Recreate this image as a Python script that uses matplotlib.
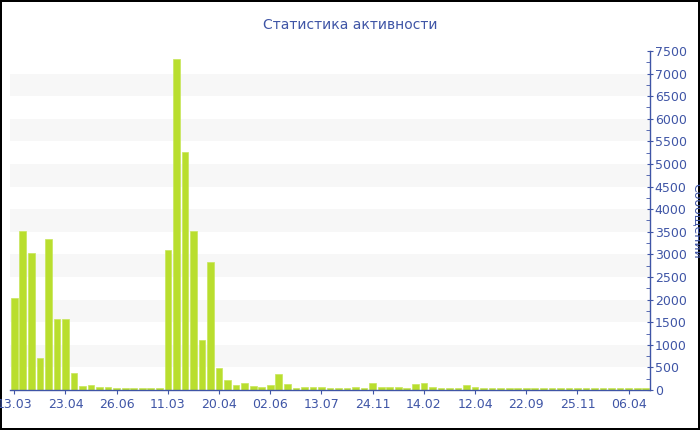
import numpy as np
import matplotlib.pyplot as plt
from matplotlib.ticker import MultipleLocator

# message counts per period
counts = [2030, 3520, 3020, 700, 3340, 1560, 1560, 375, 80, 110,
          75, 70, 50, 40, 50, 35, 35, 45, 3100, 7330,
          5260, 3520, 1100, 2840, 490, 230, 120, 145, 85, 60,
          120, 365, 125, 45, 75, 60, 75, 40, 35, 35,
          75, 35, 165, 60, 60, 60, 45, 135, 165, 60,
          45, 45, 45, 100, 65, 45, 45, 45, 40, 35,
          35, 40, 40, 40, 40, 40, 55, 40, 45, 40,
          40, 40, 35, 35, 35]
tick_labels = ['13.03', '23.04', '26.06', '11.03', '20.04', '02.06', '13.07',
               '24.11', '14.02', '12.04', '22.09', '25.11', '06.04']

text_color = '#3f55a6'
bar_color = '#b9de2e'

fig = plt.figure(figsize=(7, 4.3), dpi=100, edgecolor='black', linewidth=1.5)
ax = fig.add_axes([10 / 700, 1 - 390 / 430, 640 / 700, 339 / 430])

x = np.arange(len(counts))
ax.bar(x, counts, width=0.78, color=bar_color, edgecolor='#c8e65a', linewidth=0.5, zorder=2)

# alternating light bands
for lo in range(500, 7500, 1000):
    ax.axhspan(lo, lo + 500, color='#f7f7f7', zorder=0, linewidth=0)

ax.set_xlim(-0.5, len(counts) - 0.5)
ax.set_ylim(0, 7500)

ax.set_xticks(x[::6])
ax.set_xticklabels(tick_labels)
ax.yaxis.tick_right()
ax.yaxis.set_label_position('right')
ax.yaxis.set_major_locator(MultipleLocator(500))
ax.yaxis.set_minor_locator(MultipleLocator(250))

for s in ['top', 'left']:
    ax.spines[s].set_visible(False)
for s in ['right', 'bottom']:
    ax.spines[s].set_color(text_color)
    ax.spines[s].set_linewidth(1)

ax.tick_params(axis='both', colors=text_color, labelsize=9)
ax.tick_params(axis='y', which='major', direction='inout', length=5, pad=1)
ax.tick_params(axis='y', which='minor', direction='in', length=3, color=text_color)
ax.tick_params(axis='x', direction='out', length=3, pad=3)

ax.set_ylabel('Сообщений', color=text_color, fontsize=9, rotation=270, labelpad=12)

fig.text(0.5, 1 - 25 / 430, 'Статистика активности', ha='center', va='center',
         color=text_color, fontsize=10)

fig.savefig('out.png', dpi=100)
-------------------------
Set down again, exactly, the lines of the material above from its first line to the one with "from matplotlib.ticker import MultipleLocator", inclusive. Leave the pictures out.

**CORRECT RESPONSE**
Recreate this image as a Python script that uses matplotlib.
import numpy as np
import matplotlib.pyplot as plt
from matplotlib.ticker import MultipleLocator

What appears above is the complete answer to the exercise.